Unsurprisingly, many of the administrators, faculty and students were unhappy about the “scrap.” Broken bones and minor injuries were a staple of the tradition, but one year, in an incident that made the front page of national newspapers, a freshman was “disfigured for life” after some sophomores decided to “smoke him out” of a barn he was hiding in using bromides. This incident, and news that a man had actually died at a Wisconsin school in a similar tradition, prompted the College President John H.T. Main to give a stirring speech in chapel, rallying against the evils of the “scrap.”

“The two classes very quietly decided not to hold the scrap, and to do something to commemorate that. So several hundred people, apparently, were gathered on campus to watch the fight. Instead [the students] came in with this handcart with a rock on it, singing a song they had written for the event,” Hueftle-Worley explained.

The rock the students brought in was thereby dubbed the “Peace Rock,” or “Scrap Rock,” and was placed on campus as a memorial to the peace that the two classes had forged. Some of the upperclassman, however, didn’t appreciate this turn of events, and consequently took out their frustration on the young monument.

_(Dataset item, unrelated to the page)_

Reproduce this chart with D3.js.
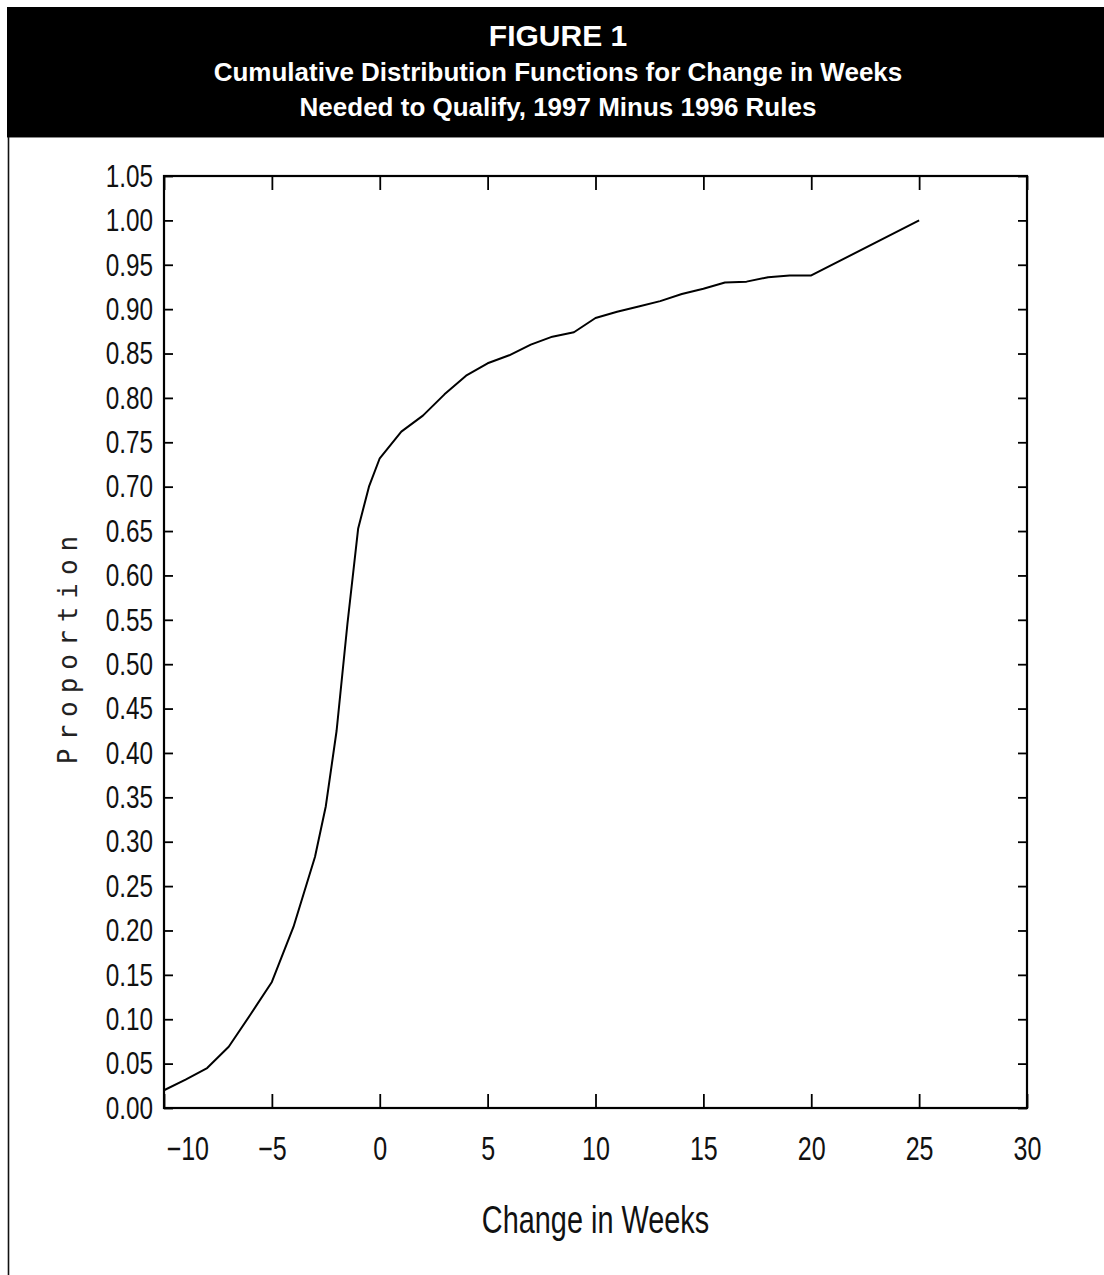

Several acts of vandalism were committed on the rock, the first being the painting of the granite boulder with red paint, the second the infamous dynamite blast that set Hueftle-Worley on the trail and the third and final act, the burying of the rock. Although John Whittaker, anthropology, says that many people at the time must have known where the rock was buried, it was never dug up. An article published in the Grinnell Herald on April 28, 1914 predicted that the stone would remain buried in the earth with “little hope of resurrection … entertained even by those who believe most faithfully in the significance of the fallen monument.” Consequently the “Peace Rock” and its story were lost underneath the ground.

That is, until now.

On Saturday, April 8, Whittaker, Hueftle-Worley and several students broke ground near the commencement stage behind the McGough construction trailer.

“Byron has poked around here over the years hoping to find the thing, and so now that this area is going to be torn up for the new landscaping, we figured it was time to do a proper excavation,” Whittaker said.

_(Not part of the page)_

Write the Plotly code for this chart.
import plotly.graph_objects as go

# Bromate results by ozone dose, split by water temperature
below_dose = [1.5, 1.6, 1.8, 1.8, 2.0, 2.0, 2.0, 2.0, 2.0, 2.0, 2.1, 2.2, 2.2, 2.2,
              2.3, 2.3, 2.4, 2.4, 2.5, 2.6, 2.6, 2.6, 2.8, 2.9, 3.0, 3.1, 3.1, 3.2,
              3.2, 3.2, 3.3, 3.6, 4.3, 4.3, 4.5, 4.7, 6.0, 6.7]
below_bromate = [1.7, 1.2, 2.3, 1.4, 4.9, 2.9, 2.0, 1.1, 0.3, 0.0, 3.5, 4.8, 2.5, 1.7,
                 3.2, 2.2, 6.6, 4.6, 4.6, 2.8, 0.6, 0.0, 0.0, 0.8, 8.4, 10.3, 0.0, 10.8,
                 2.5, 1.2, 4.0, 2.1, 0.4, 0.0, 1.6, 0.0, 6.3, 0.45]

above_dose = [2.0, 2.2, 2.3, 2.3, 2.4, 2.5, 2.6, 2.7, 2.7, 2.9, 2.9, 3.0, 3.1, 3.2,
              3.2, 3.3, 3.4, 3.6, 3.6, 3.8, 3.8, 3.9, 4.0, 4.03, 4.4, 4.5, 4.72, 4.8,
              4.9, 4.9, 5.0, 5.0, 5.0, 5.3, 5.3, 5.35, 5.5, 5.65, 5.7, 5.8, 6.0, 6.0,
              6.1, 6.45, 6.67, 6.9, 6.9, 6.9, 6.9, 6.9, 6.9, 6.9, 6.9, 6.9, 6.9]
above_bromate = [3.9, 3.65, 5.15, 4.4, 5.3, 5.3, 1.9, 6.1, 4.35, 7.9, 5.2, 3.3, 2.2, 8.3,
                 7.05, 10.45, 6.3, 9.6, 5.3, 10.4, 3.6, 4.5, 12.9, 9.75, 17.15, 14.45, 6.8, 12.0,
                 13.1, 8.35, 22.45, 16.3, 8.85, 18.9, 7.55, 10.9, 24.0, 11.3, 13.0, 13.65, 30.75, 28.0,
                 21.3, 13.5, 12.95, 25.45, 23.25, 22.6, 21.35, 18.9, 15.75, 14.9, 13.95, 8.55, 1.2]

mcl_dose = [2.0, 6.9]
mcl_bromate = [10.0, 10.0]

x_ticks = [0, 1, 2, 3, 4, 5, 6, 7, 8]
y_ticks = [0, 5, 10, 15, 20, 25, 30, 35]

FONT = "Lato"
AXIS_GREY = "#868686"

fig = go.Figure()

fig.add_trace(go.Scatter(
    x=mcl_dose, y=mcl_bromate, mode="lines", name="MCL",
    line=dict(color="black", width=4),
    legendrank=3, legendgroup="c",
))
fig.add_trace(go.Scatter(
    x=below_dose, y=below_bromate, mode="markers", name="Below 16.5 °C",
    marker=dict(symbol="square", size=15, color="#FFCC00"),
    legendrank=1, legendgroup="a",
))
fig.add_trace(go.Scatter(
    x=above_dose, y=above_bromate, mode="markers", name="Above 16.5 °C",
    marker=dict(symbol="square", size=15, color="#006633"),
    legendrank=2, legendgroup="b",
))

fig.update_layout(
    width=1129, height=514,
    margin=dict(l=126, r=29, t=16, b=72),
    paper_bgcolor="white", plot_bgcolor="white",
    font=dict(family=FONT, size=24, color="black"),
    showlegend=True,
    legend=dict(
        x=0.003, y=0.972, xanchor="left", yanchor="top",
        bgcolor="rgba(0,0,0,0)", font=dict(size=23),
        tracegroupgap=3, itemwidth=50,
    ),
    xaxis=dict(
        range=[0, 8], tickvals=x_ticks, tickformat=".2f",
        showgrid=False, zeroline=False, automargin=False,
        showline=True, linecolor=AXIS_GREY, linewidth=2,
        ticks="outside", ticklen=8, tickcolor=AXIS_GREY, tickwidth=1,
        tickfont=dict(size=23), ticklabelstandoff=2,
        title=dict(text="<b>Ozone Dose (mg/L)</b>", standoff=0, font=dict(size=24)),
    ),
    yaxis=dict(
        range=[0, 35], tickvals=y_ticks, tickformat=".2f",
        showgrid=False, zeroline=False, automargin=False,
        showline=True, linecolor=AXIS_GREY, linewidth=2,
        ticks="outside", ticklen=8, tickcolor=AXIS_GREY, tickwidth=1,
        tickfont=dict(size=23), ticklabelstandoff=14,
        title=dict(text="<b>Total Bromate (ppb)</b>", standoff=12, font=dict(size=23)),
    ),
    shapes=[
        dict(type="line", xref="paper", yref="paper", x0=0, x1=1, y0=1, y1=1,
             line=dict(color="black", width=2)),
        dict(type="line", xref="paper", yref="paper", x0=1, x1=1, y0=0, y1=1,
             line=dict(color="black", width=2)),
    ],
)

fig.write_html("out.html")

With the help of University of Iowa Professor Glenn Storey the team made use of a ground-penetrating radar, a tool that surveys the grounds with radio waves to search for irregularities. The team discovered a large anomaly in this corner of the quad, an anomaly that Whittaker assumed to be the Peace Rock. Photo evidence compiled by Huefte-Worley also confirmed that this should be the Peace Rock’s resting place.

But after several days of digging, the team came up short. Despite digging 50 centimeters into the earth where the radar indicated the anomaly, there was no sign of the historic stone. Just as the team was ready to call it quits, Hueftle-Wortley thought to try sticking a probe into another direction: right underneath the concrete sidewalk.

“Byron thought he’d stick the probe that we have in some other places, we’ve been probing around trying to find it. So he poked it there and it looks like it was something hard, and we’ve dug a quick little exploration, and it looks like the right kind of rock,” Whittaker said.

On Thursday, April 12, McGough construction helped uproot the sidewalk, revealing the Peace Rock in full. Whittaker hopes to have the rock fully exhumed by Monday, finally restoring the symbolic monument to its rightful place above-ground.

“It’s been a long process and now we’re going to have to excavate more, but it will be more rewarding now that there is something there,” said student archaeologist, Leah Harris ’19.

And so after 100 years, with the blood and sweat of many Grinnellians past and present and a little bit of luck, the Peace Rock will once again remind the campus community of the “scrappy” history of the student body.

“It’s been good training for the student; it’s been fun for me,” Whittaker said. “It’s an exciting opportunity and it’s such a fun story that should be told.”